TASK DETAILS »
Pictures in the data below are not part of the copy; transcribe everything else exactly.

SUPPLIED MATERIAL »

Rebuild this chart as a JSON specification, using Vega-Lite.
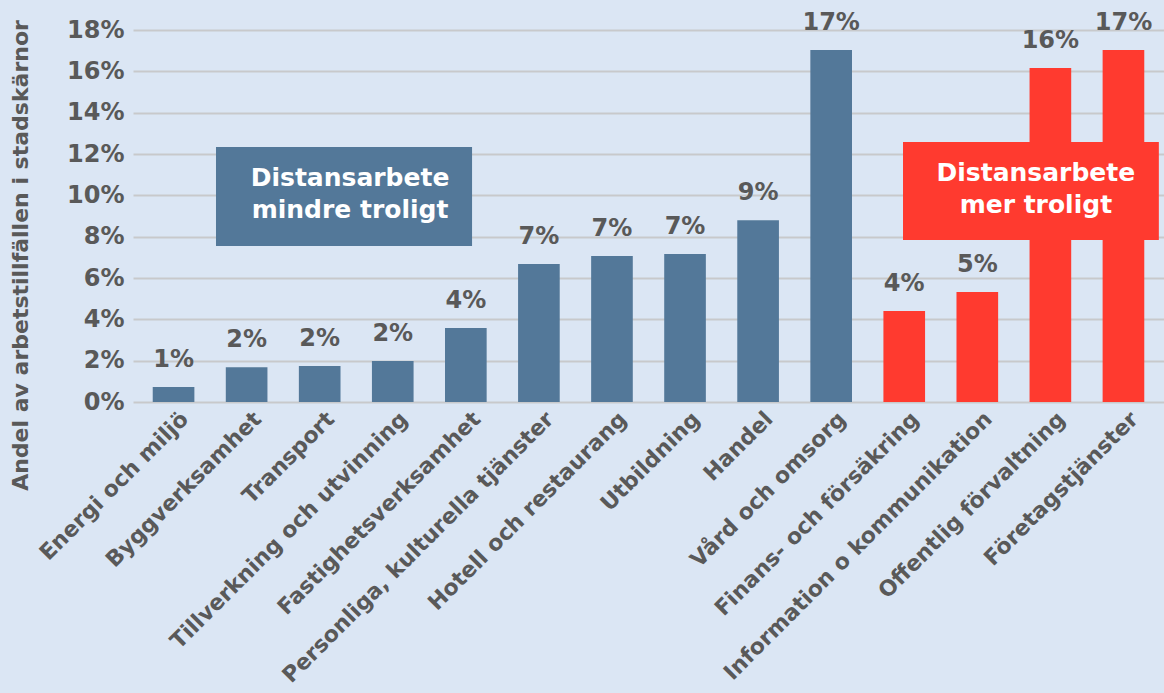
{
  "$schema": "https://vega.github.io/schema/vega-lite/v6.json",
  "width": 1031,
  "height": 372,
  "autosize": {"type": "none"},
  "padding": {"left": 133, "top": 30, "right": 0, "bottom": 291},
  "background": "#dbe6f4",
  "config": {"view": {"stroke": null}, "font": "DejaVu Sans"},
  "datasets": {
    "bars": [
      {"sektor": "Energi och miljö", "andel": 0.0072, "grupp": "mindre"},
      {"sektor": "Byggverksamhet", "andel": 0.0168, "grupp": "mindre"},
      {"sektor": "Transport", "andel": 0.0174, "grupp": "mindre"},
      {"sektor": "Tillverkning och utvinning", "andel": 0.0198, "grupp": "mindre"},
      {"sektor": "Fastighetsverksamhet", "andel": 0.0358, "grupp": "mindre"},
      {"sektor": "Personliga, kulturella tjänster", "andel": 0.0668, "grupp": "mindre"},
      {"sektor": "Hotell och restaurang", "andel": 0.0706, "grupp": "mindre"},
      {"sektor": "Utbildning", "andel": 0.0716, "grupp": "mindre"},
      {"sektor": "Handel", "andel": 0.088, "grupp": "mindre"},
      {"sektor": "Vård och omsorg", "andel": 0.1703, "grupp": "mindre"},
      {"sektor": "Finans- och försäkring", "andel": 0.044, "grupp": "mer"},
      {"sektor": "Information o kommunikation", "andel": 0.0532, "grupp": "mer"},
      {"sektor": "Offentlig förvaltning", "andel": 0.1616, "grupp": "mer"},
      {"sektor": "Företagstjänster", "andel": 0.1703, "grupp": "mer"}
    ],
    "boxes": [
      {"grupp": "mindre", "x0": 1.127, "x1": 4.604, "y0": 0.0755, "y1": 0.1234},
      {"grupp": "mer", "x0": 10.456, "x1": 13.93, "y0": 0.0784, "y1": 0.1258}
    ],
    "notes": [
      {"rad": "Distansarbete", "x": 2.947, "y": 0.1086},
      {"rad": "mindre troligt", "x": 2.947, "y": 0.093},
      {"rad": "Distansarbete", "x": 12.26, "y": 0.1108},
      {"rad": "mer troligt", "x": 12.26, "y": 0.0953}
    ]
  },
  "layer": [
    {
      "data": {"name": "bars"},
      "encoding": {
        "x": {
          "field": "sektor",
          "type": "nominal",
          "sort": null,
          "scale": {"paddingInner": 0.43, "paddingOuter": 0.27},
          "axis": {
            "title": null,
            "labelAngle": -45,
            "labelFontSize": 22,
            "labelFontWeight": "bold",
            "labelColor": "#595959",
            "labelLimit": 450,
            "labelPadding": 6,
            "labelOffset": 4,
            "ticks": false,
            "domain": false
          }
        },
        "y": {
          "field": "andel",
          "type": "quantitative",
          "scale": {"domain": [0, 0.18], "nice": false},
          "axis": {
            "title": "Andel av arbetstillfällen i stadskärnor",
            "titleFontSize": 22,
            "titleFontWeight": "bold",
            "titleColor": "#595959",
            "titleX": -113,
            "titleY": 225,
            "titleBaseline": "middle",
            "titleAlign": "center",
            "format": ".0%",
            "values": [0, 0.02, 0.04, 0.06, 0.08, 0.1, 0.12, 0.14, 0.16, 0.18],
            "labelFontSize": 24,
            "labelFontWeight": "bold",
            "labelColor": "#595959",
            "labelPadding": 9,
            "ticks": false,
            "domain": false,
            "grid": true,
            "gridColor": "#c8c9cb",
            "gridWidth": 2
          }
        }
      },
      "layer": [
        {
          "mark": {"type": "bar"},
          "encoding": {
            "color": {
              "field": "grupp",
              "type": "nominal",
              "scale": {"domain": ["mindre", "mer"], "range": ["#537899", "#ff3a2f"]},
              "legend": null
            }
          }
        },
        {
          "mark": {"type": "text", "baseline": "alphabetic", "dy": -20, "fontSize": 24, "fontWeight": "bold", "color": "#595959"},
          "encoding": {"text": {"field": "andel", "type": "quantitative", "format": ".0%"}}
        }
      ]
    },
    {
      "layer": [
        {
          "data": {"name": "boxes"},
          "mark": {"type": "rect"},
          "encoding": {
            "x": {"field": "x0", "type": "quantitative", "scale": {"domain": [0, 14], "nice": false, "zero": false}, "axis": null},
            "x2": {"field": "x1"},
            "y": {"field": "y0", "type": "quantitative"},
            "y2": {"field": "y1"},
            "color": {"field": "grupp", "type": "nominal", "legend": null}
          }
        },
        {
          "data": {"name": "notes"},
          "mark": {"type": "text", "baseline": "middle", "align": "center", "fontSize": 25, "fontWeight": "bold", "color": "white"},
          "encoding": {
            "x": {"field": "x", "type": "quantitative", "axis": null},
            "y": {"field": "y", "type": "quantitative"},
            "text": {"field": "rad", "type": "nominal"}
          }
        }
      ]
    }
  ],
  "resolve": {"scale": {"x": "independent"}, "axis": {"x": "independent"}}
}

FULL SOLUTION »
Rebuild this chart as a JSON specification, using Vega-Lite.
{
  "$schema": "https://vega.github.io/schema/vega-lite/v6.json",
  "width": 1031,
  "height": 372,
  "autosize": {"type": "none"},
  "padding": {"left": 133, "top": 30, "right": 0, "bottom": 291},
  "background": "#dbe6f4",
  "config": {"view": {"stroke": null}, "font": "DejaVu Sans"},
  "datasets": {
    "bars": [
      {"sektor": "Energi och miljö", "andel": 0.0072, "grupp": "mindre"},
      {"sektor": "Byggverksamhet", "andel": 0.0168, "grupp": "mindre"},
      {"sektor": "Transport", "andel": 0.0174, "grupp": "mindre"},
      {"sektor": "Tillverkning och utvinning", "andel": 0.0198, "grupp": "mindre"},
      {"sektor": "Fastighetsverksamhet", "andel": 0.0358, "grupp": "mindre"},
      {"sektor": "Personliga, kulturella tjänster", "andel": 0.0668, "grupp": "mindre"},
      {"sektor": "Hotell och restaurang", "andel": 0.0706, "grupp": "mindre"},
      {"sektor": "Utbildning", "andel": 0.0716, "grupp": "mindre"},
      {"sektor": "Handel", "andel": 0.088, "grupp": "mindre"},
      {"sektor": "Vård och omsorg", "andel": 0.1703, "grupp": "mindre"},
      {"sektor": "Finans- och försäkring", "andel": 0.044, "grupp": "mer"},
      {"sektor": "Information o kommunikation", "andel": 0.0532, "grupp": "mer"},
      {"sektor": "Offentlig förvaltning", "andel": 0.1616, "grupp": "mer"},
      {"sektor": "Företagstjänster", "andel": 0.1703, "grupp": "mer"}
    ],
    "boxes": [
      {"grupp": "mindre", "x0": 1.127, "x1": 4.604, "y0": 0.0755, "y1": 0.1234},
      {"grupp": "mer", "x0": 10.456, "x1": 13.93, "y0": 0.0784, "y1": 0.1258}
    ],
    "notes": [
      {"rad": "Distansarbete", "x": 2.947, "y": 0.1086},
      {"rad": "mindre troligt", "x": 2.947, "y": 0.093},
      {"rad": "Distansarbete", "x": 12.26, "y": 0.1108},
      {"rad": "mer troligt", "x": 12.26, "y": 0.0953}
    ]
  },
  "layer": [
    {
      "data": {"name": "bars"},
      "encoding": {
        "x": {
          "field": "sektor",
          "type": "nominal",
          "sort": null,
          "scale": {"paddingInner": 0.43, "paddingOuter": 0.27},
          "axis": {
            "title": null,
            "labelAngle": -45,
            "labelFontSize": 22,
            "labelFontWeight": "bold",
            "labelColor": "#595959",
            "labelLimit": 450,
            "labelPadding": 6,
            "labelOffset": 4,
            "ticks": false,
            "domain": false
          }
        },
        "y": {
          "field": "andel",
          "type": "quantitative",
          "scale": {"domain": [0, 0.18], "nice": false},
          "axis": {
            "title": "Andel av arbetstillfällen i stadskärnor",
            "titleFontSize": 22,
            "titleFontWeight": "bold",
            "titleColor": "#595959",
            "titleX": -113,
            "titleY": 225,
            "titleBaseline": "middle",
            "titleAlign": "center",
            "format": ".0%",
            "values": [0, 0.02, 0.04, 0.06, 0.08, 0.1, 0.12, 0.14, 0.16, 0.18],
            "labelFontSize": 24,
            "labelFontWeight": "bold",
            "labelColor": "#595959",
            "labelPadding": 9,
            "ticks": false,
            "domain": false,
            "grid": true,
            "gridColor": "#c8c9cb",
            "gridWidth": 2
          }
        }
      },
      "layer": [
        {
          "mark": {"type": "bar"},
          "encoding": {
            "color": {
              "field": "grupp",
              "type": "nominal",
              "scale": {"domain": ["mindre", "mer"], "range": ["#537899", "#ff3a2f"]},
              "legend": null
            }
          }
        },
        {
          "mark": {"type": "text", "baseline": "alphabetic", "dy": -20, "fontSize": 24, "fontWeight": "bold", "color": "#595959"},
          "encoding": {"text": {"field": "andel", "type": "quantitative", "format": ".0%"}}
        }
      ]
    },
    {
      "layer": [
        {
          "data": {"name": "boxes"},
          "mark": {"type": "rect"},
          "encoding": {
            "x": {"field": "x0", "type": "quantitative", "scale": {"domain": [0, 14], "nice": false, "zero": false}, "axis": null},
            "x2": {"field": "x1"},
            "y": {"field": "y0", "type": "quantitative"},
            "y2": {"field": "y1"},
            "color": {"field": "grupp", "type": "nominal", "legend": null}
          }
        },
        {
          "data": {"name": "notes"},
          "mark": {"type": "text", "baseline": "middle", "align": "center", "fontSize": 25, "fontWeight": "bold", "color": "white"},
          "encoding": {
            "x": {"field": "x", "type": "quantitative", "axis": null},
            "y": {"field": "y", "type": "quantitative"},
            "text": {"field": "rad", "type": "nominal"}
          }
        }
      ]
    }
  ],
  "resolve": {"scale": {"x": "independent"}, "axis": {"x": "independent"}}
}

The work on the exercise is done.